À legislação de cada esfera da federação cabe disciplinar a questão explicitando as situações que podem ser consideradas como de excepcional interesse público e estipulando o prazo máximo do contrato, resguardando seu caráter temporário.
Se as atividades tiveram continuidade, passarão a ter cunho de habitualidade, devendo ser organizadas em atribuições afetadas a determinado cargo ou emprego público que, por sua vez, deverão ser providos por meio de concurso público, como impõe o art. 37, II, da Constituição Federal.
No caso da contratação temporária, por força de sua excepcionalidade e do princípio da legalidade, que deve nortear os atos praticados pela Administração, é necessária a observância estrita dos requisitos exigidos para a sua realização, previstos no inciso IX, do Art. 37, do texto constitucional.
Decorrem desse dispositivo que a contratação sem concurso deve se dar por tempo determinado, objetivando sempre atender necessidade temporária de excepcional interesse público e, necessariamente, estar prevista em lei, de iniciativa do ente público que irá realizá-la.
O Réu afirma que havia a necessidade excepcional de contratação de servidores para desempenharem a função de Vigilantes, para proteção do patrimônio e que já estaria em andamento um concurso público para provimento das vagas. Ocorre que, além de não haver legislação municipal informando quais os possíveis cargos podem ser preenchidos através de contratação temporária, alguns desses contratos foram celebrados em 2010, um ano após o Réu tomar posse como Prefeito, e há mais de 2 anos, prazo mais do que suficiente para a realização de concurso público, que sequer se tem noticia, ao contrário do que afirma o Réu.
A norma contida na Constituição não é de conteúdo meramente programático, mas é cogente, de cumprimento obrigatório, inarredável.
O MPE, destinado a provar as irregularidades, trouxe vasta documentação, inclusive os atos administrativos de contratação e pareceres da procuradoria do Município, subscritos pelo Réu, que, por sua vez, não negou os fatos, muito pelo contrário, confessou-os, porém atribuiu-lhes natureza diversa, tais como, ausência de dolo e má-fé.
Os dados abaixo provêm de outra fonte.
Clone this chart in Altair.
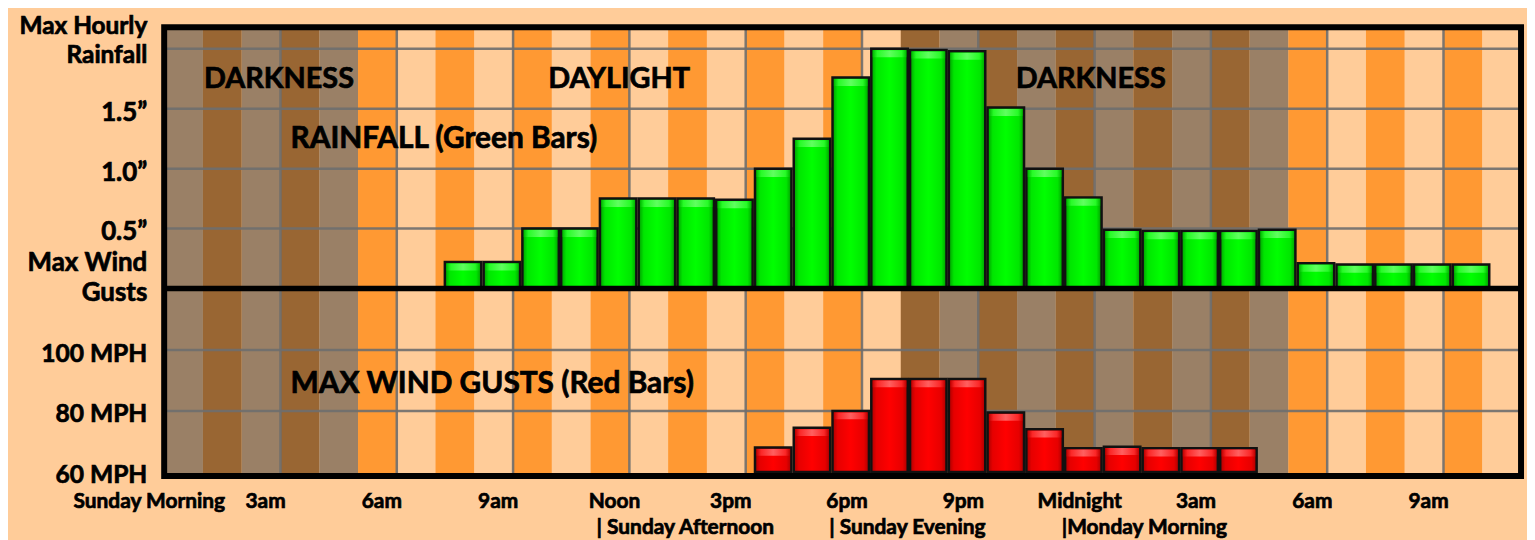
import altair as alt
import pandas as pd

# ---------------- data ----------------
hours = list(range(35))                     # hourly columns: Sunday 00:00 .. Monday 10:00
period = ["dark"] * 5 + ["day"] * 14 + ["dark"] * 10 + ["day"] * 6

rain_hours = list(range(7, 34))
rain_in = [0.22, 0.22, 0.50, 0.50, 0.75, 0.75, 0.75, 0.74, 1.00, 1.25, 1.76, 2.00, 1.99,
           1.98, 1.51, 1.00, 0.76, 0.49, 0.48, 0.48, 0.48, 0.49, 0.21, 0.20, 0.20, 0.20, 0.20]

wind_hours = list(range(15, 28))
wind_mph = [68, 74.5, 80, 90.5, 90.5, 90.5, 79.5, 74, 67.8, 68.3, 67.8, 67.8, 67.8]

grid_hours = [3, 6, 9, 12, 15, 18, 21, 24, 27, 30, 33]
rain_grid = [0.5, 1.0, 1.5, 2.0]
rain_tick_vals = [0.5, 1.0, 1.5]
rain_tick_text = ["0.5\u201d", "1.0\u201d", "1.5\u201d"]
wind_grid = [80, 100]
wind_tick_vals = [60, 80, 100]
wind_tick_text = ["60 MPH", "80 MPH", "100 MPH"]

hour_label_pos = [0, 3, 6, 9, 12, 15, 18, 21, 24, 27, 30, 33]
hour_label_text = ["Sunday Morning", "3am", "6am", "9am", "Noon", "3pm", "6pm", "9pm",
                   "Midnight", "3am", "6am", "9am"]
part_pos = [12, 18, 24]
part_text = ["| Sunday Afternoon", "| Sunday Evening", "|Monday Morning"]

# ---------------- layout / style ----------------
W, H = 1364, 451
FONT = "Lato"
GRID = "#6E6E6E"
TXT = dict(font=FONT, fontWeight="bold", color="black", stroke="black", strokeWidth=0.7)

xs = alt.Scale(domain=[0, 35], nice=False, zero=False)
rain_scale = alt.Scale(domain=[0, 2.18], range=[262.5, 0], nice=False, zero=False)
wind_scale = alt.Scale(domain=[58.7, 120.24], range=[451, 262.5], nice=False, zero=False)

one = alt.Data(values=[{}])


def grad(edge, mid, center):
    return alt.Gradient(
        gradient="linear", x1=0, x2=1, y1=0, y2=0,
        stops=[alt.GradientStop(color=edge, offset=0),
               alt.GradientStop(color=mid, offset=0.14),
               alt.GradientStop(color=center, offset=0.5),
               alt.GradientStop(color=mid, offset=0.86),
               alt.GradientStop(color=edge, offset=1)])


def label(text, x, y, size, align="left", **kw):
    return alt.Chart(one).mark_text(
        text=text, align=align, baseline="alphabetic", fontSize=size, **TXT, **kw
    ).encode(x=alt.value(x), y=alt.value(y))


def bars(hrs, vals, scale, base, band_top, band_bot, colors):
    edge, mid, center, hl_edge, hl_mid, hl_center = colors
    df = pd.DataFrame({"h": hrs, "v": vals})
    body = alt.Chart(df).transform_calculate(
        x0="datum.h + 0.24", x1="datum.h + 1.18", base=str(base)
    ).mark_rect(fill=grad(edge, mid, center), stroke="#111111", strokeWidth=2.5).encode(
        x=alt.X("x0:Q", scale=xs, axis=None), x2="x1:Q",
        y=alt.Y("v:Q", scale=scale, axis=None), y2="base:Q")
    bevel = alt.Chart(df).transform_calculate(
        x0="datum.h + 0.275", x1="datum.h + 1.145",
        t0="datum.v - " + str(band_top), t1="datum.v - " + str(band_bot)
    ).mark_rect(fill=grad(hl_edge, hl_mid, hl_center), opacity=0.85).encode(
        x=alt.X("x0:Q", scale=xs, axis=None), x2="x1:Q",
        y=alt.Y("t0:Q", scale=scale, axis=None), y2="t1:Q")
    return [body, bevel]


background = alt.Chart(one).mark_rect(color="#FFCC99").encode(
    x=alt.value(-157), x2=alt.value(1370), y=alt.value(-17.5), y2=alt.value(514.5))

stripes = alt.Chart(pd.DataFrame({"h": hours, "period": period})).transform_calculate(
    h2="datum.h + 1", shade="datum.period + (datum.h % 2)"
).mark_rect(strokeWidth=0).encode(
    x=alt.X("h:Q", scale=xs, axis=None), x2="h2:Q",
    y=alt.value(0), y2=alt.value(H),
    color=alt.Color("shade:N", legend=None, scale=alt.Scale(
        domain=["dark0", "dark1", "day0", "day1"],
        range=["#9A8066", "#996633", "#FFCC99", "#FF9933"])))

vgrid = alt.Chart(pd.DataFrame({"h": grid_hours})).mark_rule(
    color=GRID, strokeWidth=2.5, opacity=0.9).encode(
    x=alt.X("h:Q", scale=xs, axis=None), y=alt.value(0), y2=alt.value(H))

hgrid_r = alt.Chart(pd.DataFrame({"v": rain_grid})).mark_rule(
    color=GRID, strokeWidth=2.5, opacity=0.9).encode(
    y=alt.Y("v:Q", scale=rain_scale, axis=None), x=alt.value(0), x2=alt.value(W))

hgrid_w = alt.Chart(pd.DataFrame({"v": wind_grid})).mark_rule(
    color=GRID, strokeWidth=2.5, opacity=0.9).encode(
    y=alt.Y("v:Q", scale=wind_scale, axis=None), x=alt.value(0), x2=alt.value(W))

green = bars(rain_hours, rain_in, rain_scale, 0, 0.012, 0.07,
             ("#009A00", "#00E600", "#00FF00", "#00B800", "#2EFF2E", "#70FF70"))
red = bars(wind_hours, wind_mph, wind_scale, 60, 0.45, 2.7,
           ("#A80000", "#E60000", "#FF0000", "#C00000", "#FF2E2E", "#FF7070"))

frame = alt.Chart(one).mark_rect(fillOpacity=0, stroke="black", strokeWidth=6).encode(
    x=alt.value(0), x2=alt.value(W), y=alt.value(0), y2=alt.value(H))

divider = alt.Chart(pd.DataFrame({"v": [0]})).mark_rule(color="black", strokeWidth=5.5).encode(
    y=alt.Y("v:Q", scale=rain_scale, axis=None), x=alt.value(0), x2=alt.value(W))

rain_ticks = alt.Chart(pd.DataFrame({"v": rain_tick_vals, "t": rain_tick_text})).mark_text(
    align="right", baseline="alphabetic", dy=12, fontSize=26, **TXT).encode(
    y=alt.Y("v:Q", scale=rain_scale, axis=None), x=alt.value(-17), text="t:N")

wind_ticks = alt.Chart(pd.DataFrame({"v": wind_tick_vals, "t": wind_tick_text})).mark_text(
    align="right", baseline="alphabetic", dy=11.5, fontSize=24.7, **TXT).encode(
    y=alt.Y("v:Q", scale=wind_scale, axis=None), x=alt.value(-17), text="t:N")

hour_labels = alt.Chart(pd.DataFrame({"h": hour_label_pos, "t": hour_label_text})).mark_text(
    align="center", baseline="alphabetic", dx=-15, fontSize=21, **TXT).encode(
    x=alt.X("h:Q", scale=xs, axis=None), y=alt.value(483.5), text="t:N")

part_labels = alt.Chart(pd.DataFrame({"h": part_pos, "t": part_text})).mark_text(
    align="left", baseline="alphabetic", dx=-33, fontSize=21, **TXT).encode(
    x=alt.X("h:Q", scale=xs, axis=None), y=alt.value(509.5), text="t:N")

texts = [
    label(["Max Hourly", "Rainfall"], -17, 6.5, 24.5, "right", lineHeight=29),
    label("Max Wind", -17, 245.2, 26, "right"),
    label("Gusts", -17, 275.5, 26, "right"),
    label("DARKNESS", 40, 61.5, 29),
    label("DAYLIGHT", 386, 61.5, 29),
    label("DARKNESS", 856, 61.5, 29),
    label("RAINFALL (Green Bars)", 127, 121.5, 30),
    label("MAX WIND GUSTS (Red Bars)", 127, 367.5, 30),
]

chart = alt.layer(
    background, stripes, vgrid, hgrid_r, hgrid_w, *green, *red, frame, divider,
    rain_ticks, wind_ticks, hour_labels, part_labels, *texts
).resolve_scale(y="independent").properties(
    width=W, height=H, padding=0
).configure(background="#FFCC99").configure_view(strokeWidth=0)

chart.save("out.html", embed_options={"renderer": "svg", "actions": False})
Está plenamente evidenciado, seja pelos documentos apresentados, seja pela confissão, que o Réu praticou o ato imputado e relatado pelo MPE.
O Réu praticou o ato ilegal de forma ciente e consciente da ilicitude. Por mais inepto, incompetente e inábil que seja o Gestor Público, é impossível invocar a infantil alegação de que desconhece a via concursal como imprescindível para o preenchimento de cargos públicos.
Quanto à alegação formal de inexistência de ato improbo, já foi dito aqui inúmeras vezes que os Princípios alicerçadores da ciência jurídica, base de toda a construção do Direito, já foram tidos como meros instrumentos de interpretação e integração das regras legais. Era a estreiteza da visão positivista que atribuía ao direito posto caráter preponderante em nossa ciência.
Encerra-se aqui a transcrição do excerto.